Directive
Set down each line of the data below exactly as it stands, dropping the pictures.

## Begin

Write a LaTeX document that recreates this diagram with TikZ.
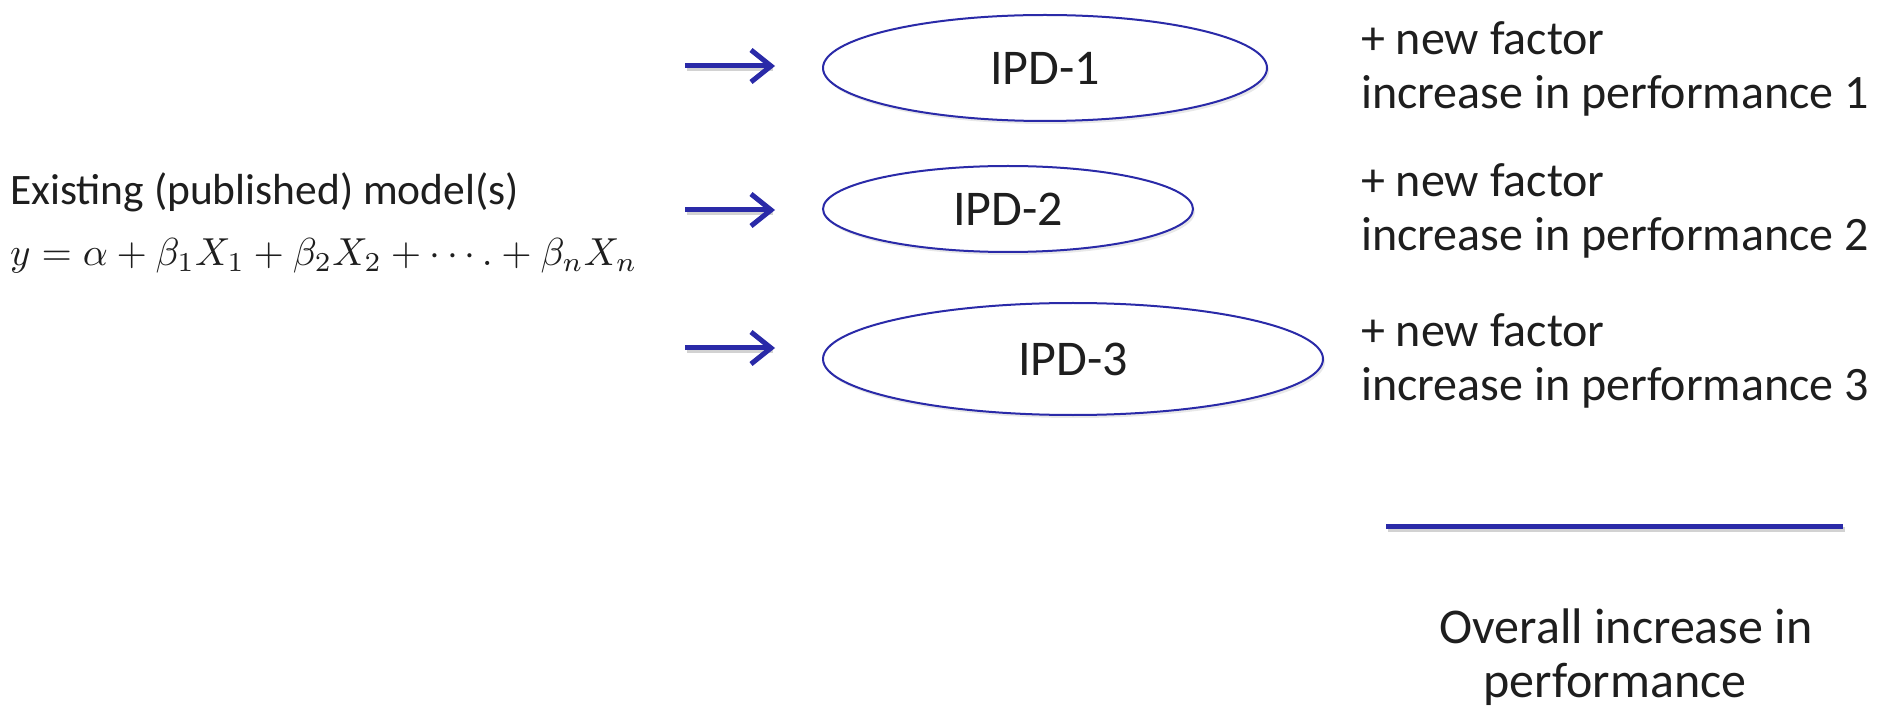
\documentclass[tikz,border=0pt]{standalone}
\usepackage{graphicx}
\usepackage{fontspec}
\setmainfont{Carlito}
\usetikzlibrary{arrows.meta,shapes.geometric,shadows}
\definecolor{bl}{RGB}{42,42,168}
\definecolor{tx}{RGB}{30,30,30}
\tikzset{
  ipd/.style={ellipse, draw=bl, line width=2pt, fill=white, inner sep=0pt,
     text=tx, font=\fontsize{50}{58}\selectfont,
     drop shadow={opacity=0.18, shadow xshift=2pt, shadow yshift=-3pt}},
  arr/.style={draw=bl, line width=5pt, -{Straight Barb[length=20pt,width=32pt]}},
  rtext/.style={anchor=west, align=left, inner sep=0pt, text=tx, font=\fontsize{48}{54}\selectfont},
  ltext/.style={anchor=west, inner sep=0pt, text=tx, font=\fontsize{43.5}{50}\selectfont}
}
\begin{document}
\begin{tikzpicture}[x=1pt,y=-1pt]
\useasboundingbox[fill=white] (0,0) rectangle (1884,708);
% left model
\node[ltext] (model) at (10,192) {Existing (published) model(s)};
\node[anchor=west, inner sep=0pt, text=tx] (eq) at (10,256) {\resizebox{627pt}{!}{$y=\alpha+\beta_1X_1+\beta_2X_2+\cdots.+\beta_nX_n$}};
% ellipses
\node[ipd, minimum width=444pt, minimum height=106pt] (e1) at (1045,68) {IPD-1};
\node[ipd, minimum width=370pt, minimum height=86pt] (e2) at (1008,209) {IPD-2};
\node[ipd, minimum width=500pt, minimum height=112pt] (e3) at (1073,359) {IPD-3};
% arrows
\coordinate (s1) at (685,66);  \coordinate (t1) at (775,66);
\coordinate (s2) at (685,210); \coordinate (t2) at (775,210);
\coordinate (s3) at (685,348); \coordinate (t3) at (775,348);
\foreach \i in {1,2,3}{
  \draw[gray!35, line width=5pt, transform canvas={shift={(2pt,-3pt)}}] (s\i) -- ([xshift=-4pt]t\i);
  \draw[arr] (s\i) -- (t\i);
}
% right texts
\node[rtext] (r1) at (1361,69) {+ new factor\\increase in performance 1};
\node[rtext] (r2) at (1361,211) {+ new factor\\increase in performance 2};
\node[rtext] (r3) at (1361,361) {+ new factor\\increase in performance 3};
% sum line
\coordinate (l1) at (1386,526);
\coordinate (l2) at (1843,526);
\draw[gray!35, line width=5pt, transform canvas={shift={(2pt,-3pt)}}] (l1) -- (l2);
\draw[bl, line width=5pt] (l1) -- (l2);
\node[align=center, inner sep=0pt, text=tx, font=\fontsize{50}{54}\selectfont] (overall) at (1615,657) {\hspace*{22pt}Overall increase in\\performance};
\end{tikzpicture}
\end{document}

## End

Written solution
Write a LaTeX document that recreates this diagram with TikZ.
\documentclass[tikz,border=0pt]{standalone}
\usepackage{graphicx}
\usepackage{fontspec}
\setmainfont{Carlito}
\usetikzlibrary{arrows.meta,shapes.geometric,shadows}
\definecolor{bl}{RGB}{42,42,168}
\definecolor{tx}{RGB}{30,30,30}
\tikzset{
  ipd/.style={ellipse, draw=bl, line width=2pt, fill=white, inner sep=0pt,
     text=tx, font=\fontsize{50}{58}\selectfont,
     drop shadow={opacity=0.18, shadow xshift=2pt, shadow yshift=-3pt}},
  arr/.style={draw=bl, line width=5pt, -{Straight Barb[length=20pt,width=32pt]}},
  rtext/.style={anchor=west, align=left, inner sep=0pt, text=tx, font=\fontsize{48}{54}\selectfont},
  ltext/.style={anchor=west, inner sep=0pt, text=tx, font=\fontsize{43.5}{50}\selectfont}
}
\begin{document}
\begin{tikzpicture}[x=1pt,y=-1pt]
\useasboundingbox[fill=white] (0,0) rectangle (1884,708);
% left model
\node[ltext] (model) at (10,192) {Existing (published) model(s)};
\node[anchor=west, inner sep=0pt, text=tx] (eq) at (10,256) {\resizebox{627pt}{!}{$y=\alpha+\beta_1X_1+\beta_2X_2+\cdots.+\beta_nX_n$}};
% ellipses
\node[ipd, minimum width=444pt, minimum height=106pt] (e1) at (1045,68) {IPD-1};
\node[ipd, minimum width=370pt, minimum height=86pt] (e2) at (1008,209) {IPD-2};
\node[ipd, minimum width=500pt, minimum height=112pt] (e3) at (1073,359) {IPD-3};
% arrows
\coordinate (s1) at (685,66);  \coordinate (t1) at (775,66);
\coordinate (s2) at (685,210); \coordinate (t2) at (775,210);
\coordinate (s3) at (685,348); \coordinate (t3) at (775,348);
\foreach \i in {1,2,3}{
  \draw[gray!35, line width=5pt, transform canvas={shift={(2pt,-3pt)}}] (s\i) -- ([xshift=-4pt]t\i);
  \draw[arr] (s\i) -- (t\i);
}
% right texts
\node[rtext] (r1) at (1361,69) {+ new factor\\increase in performance 1};
\node[rtext] (r2) at (1361,211) {+ new factor\\increase in performance 2};
\node[rtext] (r3) at (1361,361) {+ new factor\\increase in performance 3};
% sum line
\coordinate (l1) at (1386,526);
\coordinate (l2) at (1843,526);
\draw[gray!35, line width=5pt, transform canvas={shift={(2pt,-3pt)}}] (l1) -- (l2);
\draw[bl, line width=5pt] (l1) -- (l2);
\node[align=center, inner sep=0pt, text=tx, font=\fontsize{50}{54}\selectfont] (overall) at (1615,657) {\hspace*{22pt}Overall increase in\\performance};
\end{tikzpicture}
\end{document}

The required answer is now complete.